═════ DATA FOR THE TASK

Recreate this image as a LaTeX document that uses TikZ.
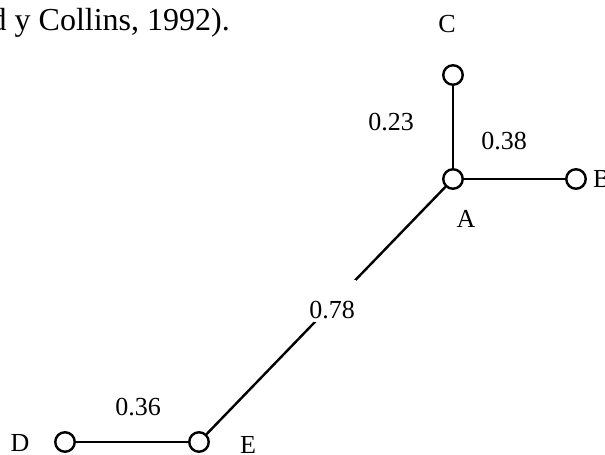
\documentclass[tikz,border=0pt]{standalone}
\usepackage{fontspec}
\setmainfont{Liberation Serif}
\begin{document}
\begin{tikzpicture}[x=1pt,y=-1pt,
  vtx/.style={circle,draw,line width=2.4pt,fill=white,minimum size=19.5pt,inner sep=0pt},
  lbl/.style={inner sep=1pt,font=\fontsize{26}{30}\selectfont},
  edge/.style={line width=2.4pt}]
\useasboundingbox (0,0) rectangle (605,455);
\clip (0,0) rectangle (605,455);
\node[anchor=base east,inner sep=0pt,font=\fontsize{32}{38}\selectfont] (cite) at (230,30) {d y Collins, 1992).};
\node[vtx] (A) at (453,179) {};
\node[vtx] (C) at (453,75) {};
\node[vtx] (B) at (576,179) {};
\node[vtx] (E) at (199,442) {};
\node[vtx] (D) at (65,442) {};
\draw[edge] (A) -- (C);
\draw[edge] (A) -- (B);
\draw[edge] (D) -- (E);
\draw[edge] (E) -- (A);
\node[lbl,fill=white,text height=36pt,text depth=2pt,inner ysep=2pt,inner xsep=1pt,anchor=base] (l78) at (332,318) {0.78};
\node[lbl] (lC) at (447,24) {C};
\node[lbl] (lA) at (466,219) {A};
\node[lbl,anchor=west] (lB) at (592,179) {B};
\node[lbl] (lD) at (20,443) {D};
\node[lbl] (lE) at (248,445) {E};
\node[lbl] (l23) at (391,122) {0.23};
\node[lbl] (l38) at (504,141) {0.38};
\node[lbl] (l36) at (138,407) {0.36};
\end{tikzpicture}
\end{document}
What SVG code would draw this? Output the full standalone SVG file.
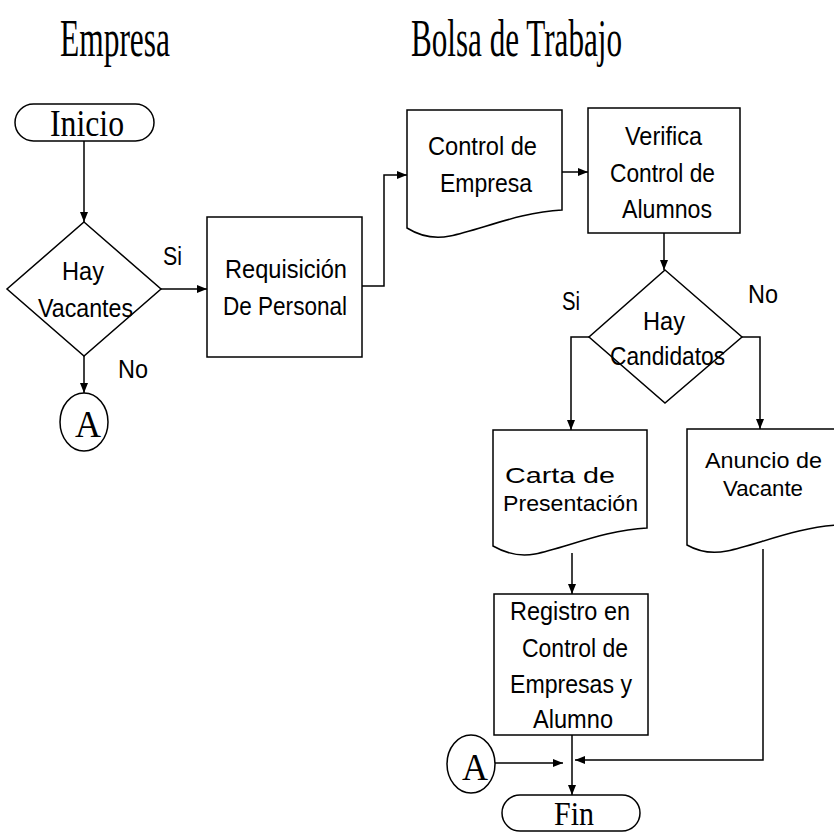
<svg xmlns="http://www.w3.org/2000/svg" width="834" height="834" viewBox="0 0 834 834">
<style>
.s{fill:#fff;stroke:#000;stroke-width:1.5}
.c{fill:none;stroke:#000;stroke-width:1.5}
.t{font-family:"Liberation Sans",Arial,sans-serif;font-size:25px;fill:#000}
.u{font-family:"Liberation Sans",Arial,sans-serif;font-size:22px;fill:#000}
.r{font-family:"Liberation Serif","Times New Roman",serif;font-size:38px;fill:#000}
.h{font-family:"Liberation Serif","Times New Roman",serif;font-size:52px;fill:#000}
</style>
<defs>
<marker id="ar" markerUnits="userSpaceOnUse" markerWidth="10" markerHeight="10" viewBox="0 0 10 10" refX="10" refY="5" orient="auto">
<path d="M0,1 L10,5 L0,9 Z" fill="#000"/>
</marker>
</defs>
<rect width="834" height="834" fill="#fff"/>
<g id="titles">
<text class="h" x="60" y="56" textLength="110" lengthAdjust="spacingAndGlyphs">Empresa</text>
<text class="h" x="411" y="56" textLength="211" lengthAdjust="spacingAndGlyphs">Bolsa de Trabajo</text>
</g>
<g id="connectors">
<path class="c" d="M84,141 V222" marker-end="url(#ar)"/>
<path class="c" d="M161,289 H207" marker-end="url(#ar)"/>
<path class="c" d="M84,356 V393" marker-end="url(#ar)"/>
<path class="c" d="M362,286 H384 V175 H407" marker-end="url(#ar)"/>
<path class="c" d="M562,172 H588" marker-end="url(#ar)"/>
<path class="c" d="M664,233 V270" marker-end="url(#ar)"/>
<path class="c" d="M589,337 H571 V430" marker-end="url(#ar)"/>
<path class="c" d="M742,337 H760 V429" marker-end="url(#ar)"/>
<path class="c" d="M572,553 V594" marker-end="url(#ar)"/>
<path class="c" d="M572,735 V795" marker-end="url(#ar)"/>
<path class="c" d="M495,763 H563" marker-end="url(#ar)"/>
<path class="c" d="M763,549 V760 H575" marker-end="url(#ar)"/>
</g>
<g id="inicio">
<rect class="s" x="15" y="104" width="139" height="37" rx="18.5"/>
<text class="r" x="50" y="136" textLength="74" lengthAdjust="spacingAndGlyphs">Inicio</text>
</g>
<g id="hay-vacantes">
<path class="s" d="M84,222 L161,289 L84,356 L7,289 Z"/>
<text class="t" x="62" y="280" textLength="42" lengthAdjust="spacingAndGlyphs">Hay</text>
<text class="t" x="38" y="317" textLength="95" lengthAdjust="spacingAndGlyphs">Vacantes</text>
<text class="t" x="163" y="265" textLength="19" lengthAdjust="spacingAndGlyphs">Si</text>
<text class="t" x="118" y="378" textLength="30" lengthAdjust="spacingAndGlyphs">No</text>
</g>
<g id="conector-a1">
<ellipse class="s" cx="84" cy="422" rx="24" ry="29"/>
<text class="r" x="75" y="437" textLength="26" lengthAdjust="spacingAndGlyphs">A</text>
</g>
<g id="requisicion">
<rect class="s" x="207" y="217" width="155" height="140"/>
<text class="t" x="225" y="278" textLength="122" lengthAdjust="spacingAndGlyphs">Requisición</text>
<text class="t" x="223" y="315" textLength="124" lengthAdjust="spacingAndGlyphs">De Personal</text>
</g>
<g id="control-empresa">
<path class="s" d="M407,110 H562 V210 C520,212 480,230 450,236 C430,240 415,233 407,228 Z"/>
<text class="t" x="428" y="155" textLength="109" lengthAdjust="spacingAndGlyphs">Control de</text>
<text class="t" x="440" y="192" textLength="92" lengthAdjust="spacingAndGlyphs">Empresa</text>
</g>
<g id="verifica">
<rect class="s" x="588" y="108" width="152" height="125"/>
<text class="t" x="625" y="145" textLength="77" lengthAdjust="spacingAndGlyphs">Verifica</text>
<text class="t" x="610" y="182" textLength="105" lengthAdjust="spacingAndGlyphs">Control de</text>
<text class="t" x="622" y="218" textLength="90" lengthAdjust="spacingAndGlyphs">Alumnos</text>
</g>
<g id="hay-candidatos">
<path class="s" d="M665,270 L742,337 L665,403 L589,337 Z"/>
<text class="t" x="643" y="330" textLength="42" lengthAdjust="spacingAndGlyphs">Hay</text>
<text class="t" x="610" y="365" textLength="115" lengthAdjust="spacingAndGlyphs">Candidatos</text>
<text class="t" x="562" y="310" textLength="18" lengthAdjust="spacingAndGlyphs">Si</text>
<text class="t" x="748" y="303" textLength="30" lengthAdjust="spacingAndGlyphs">No</text>
</g>
<g id="carta">
<path class="s" d="M493,430 H647 V528 C605,530 565,548 535,554 C515,558 500,550 493,546 Z"/>
<text class="u" x="505" y="483" textLength="110" lengthAdjust="spacingAndGlyphs">Carta de</text>
<text class="u" x="503" y="511" textLength="135" lengthAdjust="spacingAndGlyphs">Presentación</text>
</g>
<g id="anuncio">
<path class="s" d="M687,429 H839 V525 C797,527 757,545 727,551 C707,555 694,549 687,545 Z"/>
<text class="u" x="705" y="468" textLength="117" lengthAdjust="spacingAndGlyphs">Anuncio de</text>
<text class="u" x="723" y="496" textLength="80" lengthAdjust="spacingAndGlyphs">Vacante</text>
</g>
<g id="registro">
<rect class="s" x="494" y="594" width="154" height="141"/>
<text class="t" x="510" y="620" textLength="120" lengthAdjust="spacingAndGlyphs">Registro en</text>
<text class="t" x="522" y="657" textLength="106" lengthAdjust="spacingAndGlyphs">Control de</text>
<text class="t" x="510" y="693" textLength="122" lengthAdjust="spacingAndGlyphs">Empresas y</text>
<text class="t" x="533" y="728" textLength="80" lengthAdjust="spacingAndGlyphs">Alumno</text>
</g>
<g id="conector-a2">
<ellipse class="s" cx="471" cy="764" rx="24" ry="29"/>
<text class="r" x="462" y="780" textLength="26" lengthAdjust="spacingAndGlyphs">A</text>
</g>
<g id="fin">
<rect class="s" x="502" y="795" width="138" height="36" rx="18"/>
<text class="r" x="554" y="825" textLength="40" lengthAdjust="spacingAndGlyphs" style="font-size:34px">Fin</text>
</g>
</svg>
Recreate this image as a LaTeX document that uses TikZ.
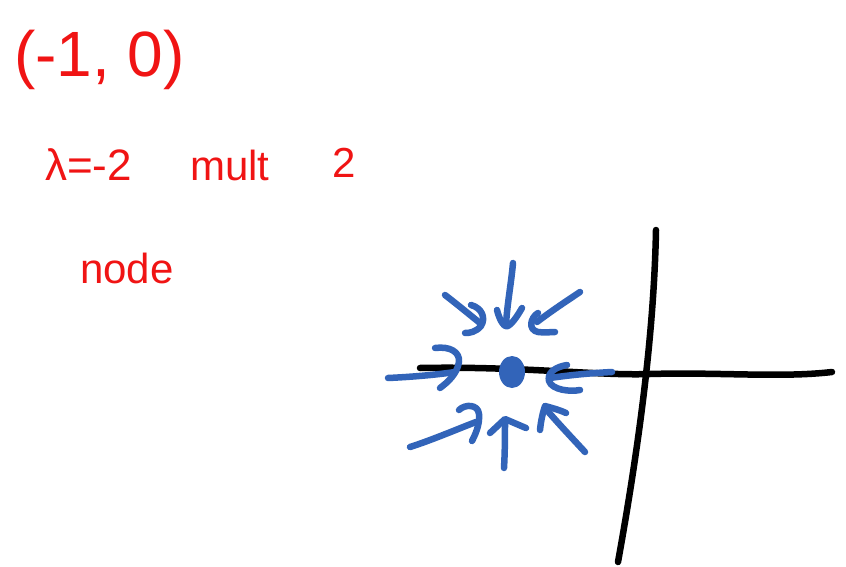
\documentclass[tikz,border=0pt]{standalone}
\usepackage{fontspec}
\setmainfont{Liberation Sans}
\definecolor{penred}{RGB}{240,20,20}
\definecolor{penblue}{RGB}{50,100,185}
\tikzset{
  hand/.style={line width=6.5pt, line cap=round, line join=round},
  axisline/.style={hand, black},
  flow/.style={hand, penblue},
  note/.style={text=penred, anchor=west, inner sep=0pt},
}
\begin{document}
\begin{tikzpicture}[x=1pt,y=-1pt]
\useasboundingbox[fill=white] (0,0) rectangle (846,567);
% notes
\node[note, font=\fontsize{64}{64}\selectfont] (pt) at (14,60) {(-1, 0)};
\node[note, font=\fontsize{44}{44}\selectfont] (lam) at (45,165) {λ=-2};
\node[note, font=\fontsize{42}{42}\selectfont] (mult) at (190,165) {mult};
\node[note, font=\fontsize{42}{42}\selectfont] (two) at (332,163) {2};
\node[note, font=\fontsize{42}{42}\selectfont] (nd) at (80,268) {node};
% axes
\draw[axisline] (420,368) .. controls (520,366) and (600,376) .. (650,374) .. controls (720,372) and (780,378) .. (832,372);
\draw[axisline] (656,230) .. controls (654,330) and (640,440) .. (618,562);
% fixed point
\fill[penblue] (512,372) ellipse (13 and 16);
% inward arrows
% top
\draw[flow] (513,263) .. controls (511,285) and (507,305) .. (506,325);
\draw[flow] (497,310) .. controls (500,322) and (505,328) .. (508,326) .. controls (514,322) and (519,313) .. (522,308);
% upper left
\draw[flow] (445,295) .. controls (458,305) and (470,315) .. (480,323);
\draw[flow] (471,305) .. controls (482,308) and (486,318) .. (481,326) .. controls (476,332) and (470,333) .. (465,333);
% upper right
\draw[flow] (580,292) .. controls (565,302) and (550,312) .. (537,322);
\draw[flow] (538,313) .. controls (530,318) and (528,330) .. (538,332) .. controls (545,333) and (550,332) .. (555,332);
% left
\draw[flow] (388,378) .. controls (410,377) and (435,375) .. (455,372);
\draw[flow] (435,348) .. controls (450,346) and (460,352) .. (459,362) .. controls (457,374) and (448,382) .. (440,388);
% right
\draw[flow] (612,372) .. controls (592,373) and (570,375) .. (550,378);
\draw[flow] (567,365) .. controls (555,367) and (547,373) .. (549,381) .. controls (552,390) and (570,392) .. (580,390);
% lower left
\draw[flow] (410,447) .. controls (432,440) and (455,430) .. (476,422);
\draw[flow] (459,410) .. controls (465,404) and (478,404) .. (479,414) .. controls (480,425) and (475,435) .. (472,441);
% bottom
\draw[flow] (504,468) .. controls (505,450) and (505,435) .. (505,420);
\draw[flow] (490,433) -- (505,419) -- (526,428);
% lower right
\draw[flow] (585,452) .. controls (572,438) and (557,422) .. (545,408);
\draw[flow] (540,430) .. controls (541,420) and (543,412) .. (545,406) .. controls (552,408) and (560,410) .. (566,413);
\end{tikzpicture}
\end{document}
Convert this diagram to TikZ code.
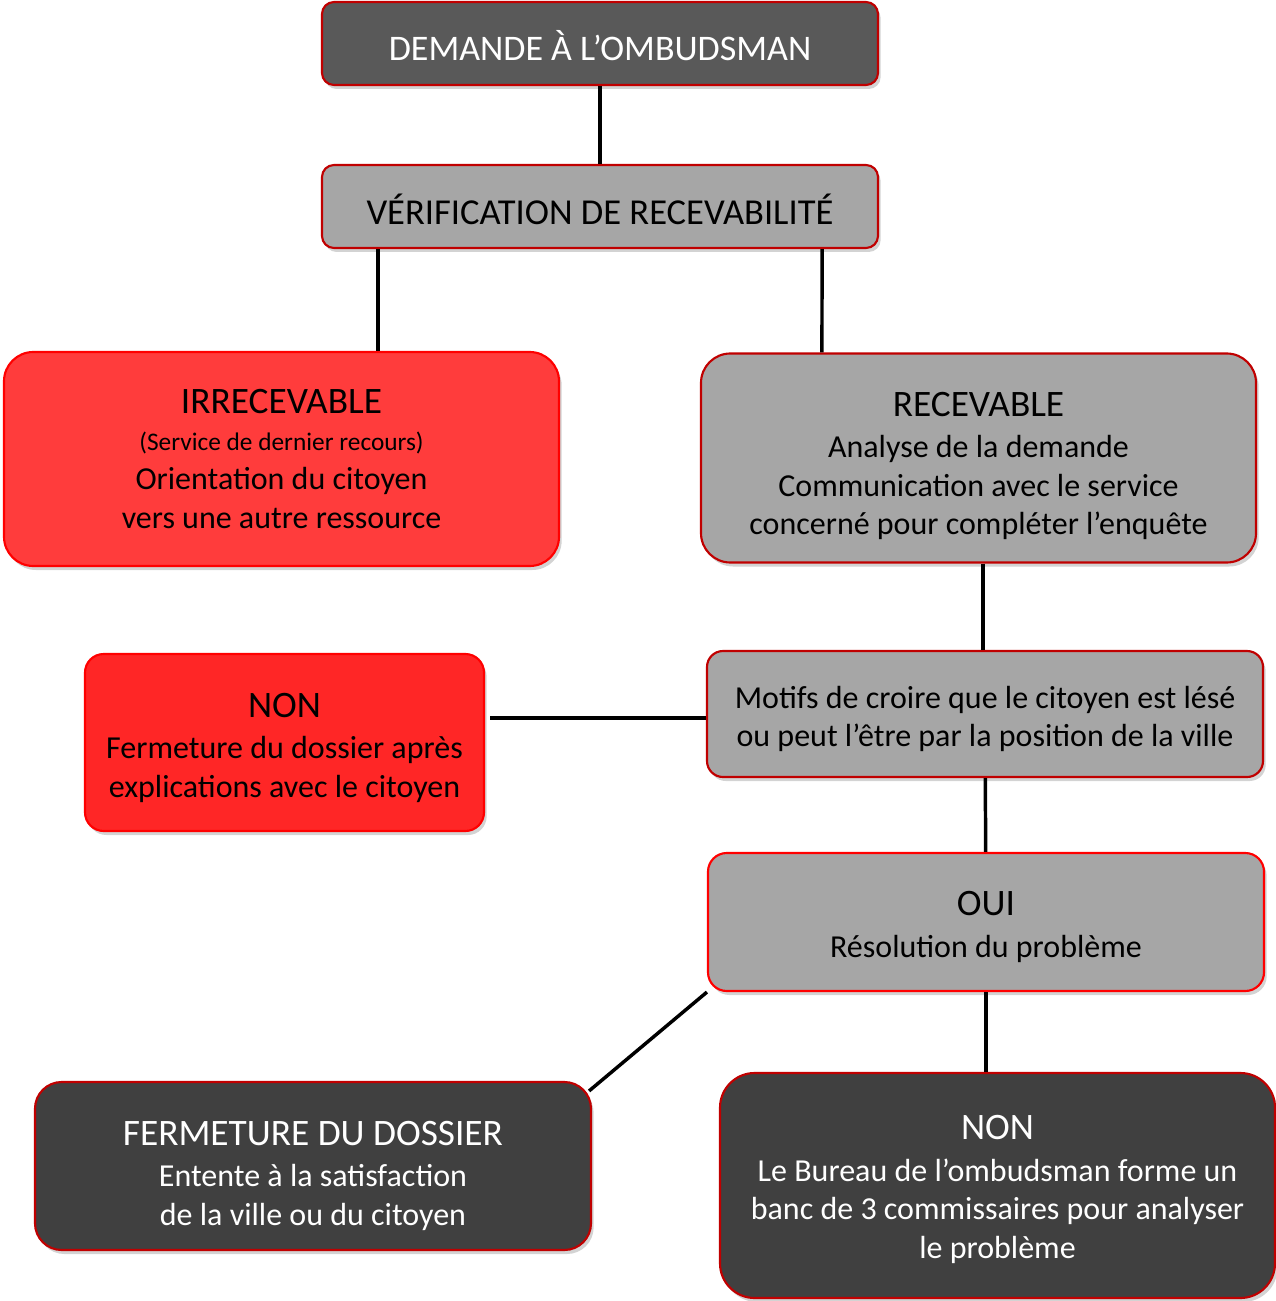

══════════

**INSTRUCTION**
Show every line in the entries where the string "code" occurs.

**TASK RESPONSE**
What SVG code would draw this? Output the full standalone SVG file.
Convert this diagram to TikZ code.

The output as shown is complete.